Le salafisme prend tellement d’ampleur qu’on assiste à la multiplication de petites communautés en zones rurales, même si le phénomène est encore marginal. Les familles salafistes viennent à la campagne avec l’idée de s’exiler dans des régions où elles s’estiment plus libres de vivre selon les préceptes rigoristes de l’islam. A défaut d’avoir pu partir à l’étranger dans des pays où les musulmans sont majoritaires, elles vivent là de façon recluse, presque « sectaire », estiment les services de renseignement.

Séjour au ski

En 2009, c’est à Châteauneuf-sur-Cher dans le Cher (1 500 habitants) qu’une vingtaine de salafistes ont débarqué sous la houlette d’un imam – Mohamed Zakaria Chifa – qui a théorisé l’installation des musulmans rigoristes dans les campagnes.
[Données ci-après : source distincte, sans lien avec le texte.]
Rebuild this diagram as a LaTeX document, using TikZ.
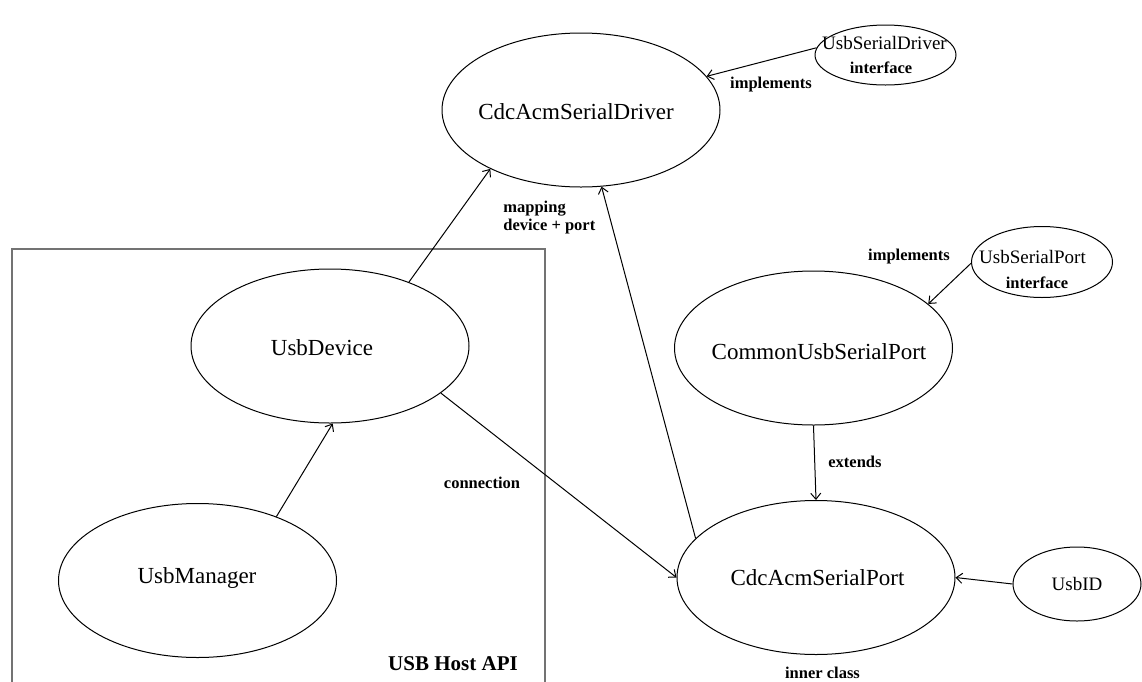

En 2013, les 5 000 habitants de Marjevols en Lozère ont, eux, assisté à l’arrivée de quatre familles montpelliéraines traditionalistes où toutes les femmes portaient le jilbab. Idem en 2014 à Saint-Uze, dans la Drôme (2 000 habitants), où une famille de convertis originaire de l’Ain s’est installée avec ses six enfants, dont des adolescentes portant le niqab.

Qui dit salafisme ne dit toutefois pas forcément total ascétisme. L’une des communautés les plus anciennes de l’Hexagone se trouve à Artigat (500 habitants), dans l’Ariège, près de Toulouse. Une communauté qu’a côtoyée Mohamed Merah. Elle rassemble une vingtaine de personnes fichées de longue date. Or les services de renseignement ont suivi avec attention le séjour au ski, en janvier, du leader de la communauté, Olivier Corel, aux Monts d’Olmes, dans les Pyrénées. Son épouse s’y est fait particulièrement remarquer en insistant lourdement pour ne pas avoir un homme comme moniteur.